XML namespaces prevent name collisions when combining XML from different vocabularies. A namespace is declared with the xmlns attribute and associated with a URI:

<root xmlns:xhtml="http://www.w3.org/1999/xhtml"> <xhtml:div>content</xhtml:div> </root>

The namespace URI is just an identifier — the XML processor does not fetch any resource at that URL. The prefix (xhtml:) is local to the document; the namespace is defined by the URI, not the prefix.

XML vs JSON: when to use each

  • Use XML when: your data has mixed content (text interspersed with markup, like XHTML or DocBook), you need comments in the data, you need namespaces to combine vocabularies, you are working with established XML standards (RSS/Atom, SOAP, SVG, OOXML), or your toolchain requires XPath/XSLT processing.
  • Use JSON when: you are building a REST API, your data is simple key-value or array structures, you are targeting JavaScript frontends, or you need smaller payload sizes (JSON is typically 30–40% smaller than equivalent XML for the same data).

For most new web APIs, JSON is the preferred choice.
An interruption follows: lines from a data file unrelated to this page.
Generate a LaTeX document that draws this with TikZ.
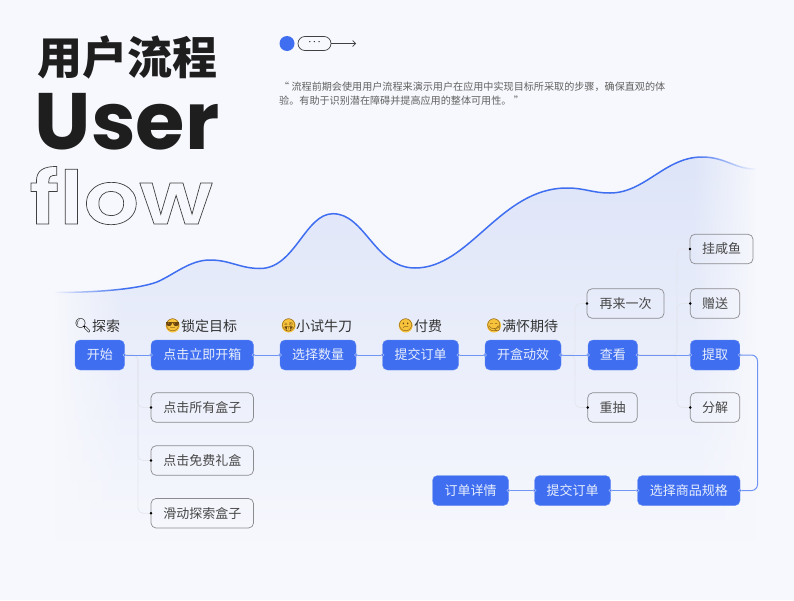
\documentclass[tikz,border=0pt]{standalone}
\usepackage{xcolor}
\usepackage{fontspec}
\usepackage{tikz}
\usetikzlibrary{arrows.meta, fadings, positioning}

\setmainfont{Noto Sans CJK SC}
\newfontfamily\titlefont{Noto Sans CJK SC Black}
\newfontfamily\userfont{Poppins}
\newfontfamily\flowfont{Poppins}[UprightFont=* SemiBold, FakeStretch=1.18]
\newfontfamily\emojifont{Noto Emoji}

\definecolor{paper}{HTML}{F7F8FD}
\definecolor{flowblue}{HTML}{3F6FF0}
\definecolor{flowthin}{HTML}{6F94F3}
\definecolor{areablue}{HTML}{DDE4F8}
\definecolor{ink}{HTML}{1E1E1E}
\definecolor{boxline}{HTML}{8C8C90}
\definecolor{branchgray}{HTML}{E4E6EE}
\definecolor{faceyellow}{HTML}{F8C33C}
\definecolor{facebrown}{HTML}{6A4510}

\tikzfading[name=fadeleft, left color=transparent!0, right color=transparent!100]
\tikzfading[name=faderight, left color=transparent!100, right color=transparent!0]

\newcommand{\curvepath}{(55,292.5) .. controls (90,292.5) and (135,290) .. (157,282)
    .. controls (175,274) and (190,260) .. (210,260)
    .. controls (230,260) and (240,268.5) .. (260,268.5)
    .. controls (295,268.5) and (305,213.7) .. (333,213.7)
    .. controls (365,213.7) and (375,268) .. (415,268)
    .. controls (470,268) and (500,188) .. (567,188)
    .. controls (585,188) and (592,193) .. (610,193)
    .. controls (645,193) and (665,157) .. (702,157)
    .. controls (725,157) and (735,169) .. (755,169)}

\tikzset{
    bluebox/.style={rectangle, rounded corners=5pt, fill=flowblue, draw=flowblue!80!white, line width=0.4pt,
        text=white!88!flowblue, minimum height=30pt, inner sep=0pt, outer sep=0pt, text height=11.4pt, text depth=1.6pt,
        font=\fontsize{13}{13}\selectfont},
    graybox/.style={rectangle, rounded corners=5pt, draw=boxline, line width=0.7pt,
        text=black!72, minimum height=29.5pt, inner sep=0pt, outer sep=0pt, text height=11.4pt, text depth=1.6pt,
        font=\fontsize{13}{13}\selectfont},
    steptitle/.style={inner sep=0pt, text=black!80, text height=12.3pt, text depth=1.7pt, font=\fontsize{14}{14}\selectfont},
    facemark/.style={circle, fill=faceyellow, inner sep=-4.5pt, minimum size=14pt, text=facebrown,
        font=\emojifont\fontsize{12.3}{12.3}\selectfont},
    glassmark/.style={inner sep=0pt, font=\emojifont\fontsize{14}{14}\selectfont},
    flowline/.style={flowthin, line width=1pt, rounded corners=6pt, shorten <=-1.7pt, shorten >=-1.7pt,
        {Circle[length=3.4pt, width=3.4pt, fill=flowblue, color=flowblue!45!white, line width=0.5pt]}-{Circle[length=3.4pt, width=3.4pt, fill=flowblue, color=flowblue!45!white, line width=0.5pt]}},
    branchline/.style={branchgray, line width=0.7pt, rounded corners=5pt, shorten >=-1.3pt,
        -{Circle[length=2.6pt, width=2.6pt, black]}}
}

\begin{document}
\begin{tikzpicture}[x=1pt, y=-1pt]
    \useasboundingbox (0,0) rectangle (794,600);
    % Paper
    \fill[paper] (0,0) rectangle (794,600);

    % Area under the curve
    \begin{scope}
        \clip \curvepath -- (755,560) -- (55,560) -- cycle;
        \shade[top color=areablue, bottom color=paper] (40,150) rectangle (770,550);
    \end{scope}
    \draw[flowblue, line width=1.5pt] \curvepath;
    % Both ends fade out
    \fill[paper, path fading=fadeleft] (53,280) rectangle (125,570);
    \fill[paper, path fading=faderight] (692,150) rectangle (757,570);

    % Titles
    \node[inner sep=0pt, text=ink, font=\titlefont\fontsize{45}{45}\selectfont] (titlecn) at (127.5,57.5) {用户流程};
    \node[inner sep=0pt, text=ink, font=\userfont\fontsize{80}{80}\selectfont\bfseries] (titleuser) at (127,122) {User};
    \node[anchor=base, inner sep=0pt, text=ink, font=\flowfont\fontsize{74}{74}\selectfont] (titleflow) at (121,224)
        {\special{pdf:code q 1 Tr 0.7 w 0.25 G}flow\special{pdf:code Q}};

    % Small sign next to the titles
    \node[circle, fill=flowblue, minimum size=15pt, inner sep=0pt] (signdot) at (287,43.5) {};
    \node[rectangle, rounded corners=7pt, draw=black!75, line width=0.7pt, minimum width=33pt, minimum height=14pt,
        inner sep=0pt, font=\userfont\fontsize{10}{10}\selectfont] (signpill) at (314.5,43.5) {\raisebox{-1.5pt}{·\kern2.5pt·\kern2.5pt·}};
    \coordinate (signend) at (356,43.5);
    \draw[black!75, line width=0.7pt, -{Straight Barb[length=3pt, width=6pt]}] (signpill) -- (signend);

    % Quote
    \node[anchor=north west, inner sep=0pt, text=black!62, align=left, font=\fontsize{10.1}{14}\selectfont] (quote) at (279,82)
        {“ 流程前期会使用用户流程来演示用户在应用中实现目标所采取的步骤，确保直观的体\\
         验。有助于识别潜在障碍并提高应用的整体可用性。 ”};

    % Main row
    \node[bluebox, minimum width=49.5pt] (start) at (99.75,355) {开始};
    \node[bluebox, minimum width=102.5pt] (open) at (202.25,355) {点击立即开箱};
    \node[bluebox, minimum width=76pt] (amount) at (318,355) {选择数量};
    \node[bluebox, minimum width=76pt] (order) at (420.5,355) {提交订单};
    \node[bluebox, minimum width=76pt] (effect) at (523,355) {开盒动效};
    \node[bluebox, minimum width=49.5pt] (view) at (612.75,355) {查看};
    \node[bluebox, minimum width=49.5pt] (fetch) at (715,355) {提取};
    % Bottom row
    \node[bluebox, minimum width=102.5pt] (spec) at (688.75,490.5) {选择商品规格};
    \node[bluebox, minimum width=76pt] (ordertwo) at (572.5,490.5) {提交订单};
    \node[bluebox, minimum width=76pt] (detail) at (470.5,490.5) {订单详情};
    % Side boxes
    \node[graybox, minimum width=102.5pt] (allbox) at (202.25,407.5) {点击所有盒子};
    \node[graybox, minimum width=102.5pt] (freebox) at (202.25,460.5) {点击免费礼盒};
    \node[graybox, minimum width=102.5pt] (slidebox) at (202.25,513.25) {滑动探索盒子};
    \node[graybox, minimum width=77pt] (again) at (625.5,303.5) {再来一次};
    \node[graybox, minimum width=49.5pt] (redraw) at (612.5,407.5) {重抽};
    \node[graybox, minimum width=63pt] (sell) at (721.5,249) {挂咸鱼};
    \node[graybox, minimum width=49.5pt] (gift) at (715,303.5) {赠送};
    \node[graybox, minimum width=49.5pt] (split) at (715,407.5) {分解};

    % Row titles
    \node[steptitle, anchor=west] (titleexplore) at (92,326) {探索};
    \node[steptitle, anchor=west] (titlegoal) at (181,326) {锁定目标};
    \node[steptitle, anchor=west] (titletry) at (296,326) {小试牛刀};
    \node[steptitle, anchor=west] (titlepay) at (414,326) {付费};
    \node[steptitle, anchor=west] (titlewait) at (502,326) {满怀期待};
    \node[glassmark] (markexplore) at (83,325.5) {🔍};
    \node[facemark] (markgoal) at (172.7,325.5) {😎};
    \node[facemark] (marktry) at (288.7,325.5) {😜};
    \node[facemark] (markpay) at (405.7,325.5) {😕};
    \node[facemark] (markwait) at (494,325.5) {😋};

    % Forks
    \coordinate (forkstart) at (138,355);
    \coordinate (forkview) at (575,355);
    \coordinate (forkfetch) at (677,355);
    \coordinate (loopright) at (757.5,420);
    \draw[branchline] (start.east) -- (forkstart) |- (allbox.west);
    \draw[branchline] (start.east) -- (forkstart) |- (freebox.west);
    \draw[branchline] (start.east) -- (forkstart) |- (slidebox.west);
    \draw[branchline] (effect.east) -- (forkview) |- (again.west);
    \draw[branchline] (effect.east) -- (forkview) |- (redraw.west);
    \draw[branchline] (view.east) -- (forkfetch) |- (sell.west);
    \draw[branchline] (view.east) -- (forkfetch) |- (gift.west);
    \draw[branchline] (view.east) -- (forkfetch) |- (split.west);

    % Flow
    \draw[flowline] (start) -- (open);
    \draw[flowline] (open) -- (amount);
    \draw[flowline] (amount) -- (order);
    \draw[flowline] (order) -- (effect);
    \draw[flowline] (effect) -- (view);
    \draw[flowline] (view) -- (fetch);
    \draw[flowline] (fetch.east) -| (loopright) |- (spec.east);
    \draw[flowline] (spec) -- (ordertwo);
    \draw[flowline] (ordertwo) -- (detail);
\end{tikzpicture}
\end{document}
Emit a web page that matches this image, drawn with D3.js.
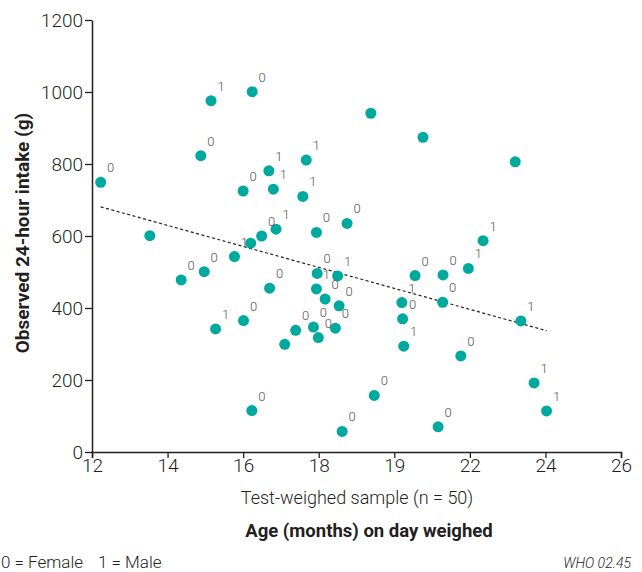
<!DOCTYPE html>
<html>
<head>
<meta charset="utf-8">
<script src="https://cdn.jsdelivr.net/npm/d3@7"></script>
<style>
  body { margin: 0; background: #fff; }
  svg text { font-family: Roboto, "Liberation Sans", sans-serif; font-weight: 300; }
</style>
</head>
<body>
<div id="chart"></div>
<script>
// age (months) on day weighed, observed 24-hour intake (g), sex label (0 = female, 1 = male)
const ages = [12.23, 13.53, 15.15, 16.24, 14.88, 16.68, 16.0, 16.8, 16.49, 16.87,
  16.2, 14.36, 14.97, 15.77, 16.7, 15.27, 16.01, 16.23, 19.38, 20.76,
  17.67, 17.58, 17.94, 18.75, 17.96, 17.94, 18.5, 18.17, 18.54, 17.39,
  17.86, 18.44, 17.99, 17.1, 20.2, 20.22, 20.25, 20.55, 21.29, 21.28,
  19.47, 18.62, 21.16, 21.96, 22.35, 23.35, 21.76, 23.7, 24.03, 23.2];
const intakes = [749, 601, 976, 1001, 823, 781, 725, 730, 600, 619,
  580, 478, 501, 543, 455, 342, 365, 115, 941, 874,
  811, 710, 610, 635, 496, 453, 489, 425, 406, 338,
  347, 344, 318, 299, 415, 370, 294, 490, 492, 416,
  157, 57, 70, 510, 587, 364, 267, 192, 114, 806];
const sexLabels = ["0", null, "1", "0", "0", "1", "0", "1", "0", "1",
  null, "0", "0", "1", "0", "1", "0", "0", null, null,
  "1", "1", "0", "0", "0", "1", "1", "0", "0", "0",
  "0", "0", "0", null, "1", "0", "1", "0", "0", "0",
  "0", "0", "0", "1", "1", "1", "0", "1", "1", null];

// fitted trend line end points
const trendAges = [12.23, 24.03];
const trendIntakes = [681, 337];

const xTicks = [12, 14, 16, 18, 20, 22, 24, 26];
const xTickLabels = ["12", "14", "16", "18", "19", "22", "24", "26"];
const yTicks = [0, 200, 400, 600, 800, 1000, 1200];

const width = 642, height = 572;
const svg = d3.select("#chart").append("svg")
  .attr("width", width)
  .attr("height", height);

const x = d3.scaleLinear().domain([12, 26]).range([92, 621]);
const y = d3.scaleLinear().domain([0, 1200]).range([452, 20]);

const ink = "#231f20";

// y axis
const gy = svg.append("g")
  .attr("transform", "translate(92,0)")
  .call(d3.axisLeft(y).tickValues(yTicks).tickFormat(d3.format("d"))
    .tickSize(7).tickPadding(2).tickSizeOuter(0));
gy.select(".domain").attr("stroke", ink).attr("stroke-width", 1.5);
gy.selectAll(".tick line").attr("stroke", ink).attr("stroke-width", 1.3);
gy.selectAll(".tick text").attr("fill", ink).style("font-size", "19px").attr("dy", "0.36em");

// x axis
const gx = svg.append("g")
  .attr("transform", "translate(0,452)")
  .call(d3.axisBottom(x).tickValues(xTicks).tickFormat((d, i) => xTickLabels[i])
    .tickSize(6).tickPadding(1).tickSizeOuter(6));
gx.select(".domain").attr("stroke", ink).attr("stroke-width", 1.5);
gx.selectAll(".tick line").attr("stroke", ink).attr("stroke-width", 1.3);
gx.selectAll(".tick text").attr("fill", ink).style("font-size", "19px");

// trend line
svg.append("line")
  .attr("x1", x(trendAges[0])).attr("y1", y(trendIntakes[0]))
  .attr("x2", x(trendAges[1])).attr("y2", y(trendIntakes[1]))
  .attr("stroke", ink)
  .attr("stroke-width", 1.2)
  .attr("stroke-dasharray", "3,2.5");

// points
const pts = ages.map((a, i) => ({ age: a, intake: intakes[i], sex: sexLabels[i] }));

svg.append("g").selectAll("circle")
  .data(pts)
  .join("circle")
  .attr("cx", d => x(d.age))
  .attr("cy", d => y(d.intake))
  .attr("r", 5.5)
  .attr("fill", "#00a99d");

svg.append("g").selectAll("text")
  .data(pts.filter(d => d.sex !== null))
  .join("text")
  .attr("x", d => x(d.age) + 10)
  .attr("y", d => y(d.intake) - 10)
  .attr("text-anchor", "middle")
  .attr("fill", "#555")
  .style("font-size", "13px")
  .text(d => d.sex);

// titles
svg.append("text")
  .attr("x", 357).attr("y", 504)
  .attr("text-anchor", "middle")
  .attr("fill", ink)
  .style("font-size", "18px")
  .text("Test-weighed sample (n = 50)");

svg.append("text")
  .attr("x", 369).attr("y", 537)
  .attr("text-anchor", "middle")
  .attr("fill", ink)
  .style("font-size", "18.5px")
  .style("font-weight", "bold")
  .text("Age (months) on day weighed");

svg.append("text")
  .attr("transform", "translate(29,233) rotate(-90)")
  .attr("text-anchor", "middle")
  .attr("fill", ink)
  .style("font-size", "19px")
  .style("font-weight", "bold")
  .text("Observed 24-hour intake (g)");

// footer
svg.append("text")
  .attr("x", 1).attr("y", 568)
  .attr("fill", ink)
  .style("font-size", "17px")
  .text("0 = Female");

svg.append("text")
  .attr("x", 98).attr("y", 568)
  .attr("fill", ink)
  .style("font-size", "17px")
  .text("1 = Male");

svg.append("text")
  .attr("x", 631).attr("y", 568)
  .attr("text-anchor", "end")
  .attr("fill", ink)
  .style("font-size", "14px")
  .style("font-style", "italic")
  .text("WHO 02.45");
</script>
</body>
</html>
XML remains dominant in enterprise integration, document formats, and any context where its richer metadata capabilities (namespaces, CDATA, DTD) are needed.

How this formatter works

This tool uses the browser's native DOMParser with theapplication/xml MIME type to parse the input. The parser is the same engine the browser uses to parse SVG and XHTML. When parsing fails, the XML parser returns a document containing a <parsererror>element whose text content includes the line and column of the first error.

The formatted output is produced by a recursive DOM serialiser that walks the parsed document tree, re-escaping special characters correctly and applying indentation. This round-trip approach guarantees the output is well-formed regardless of what the input looked like.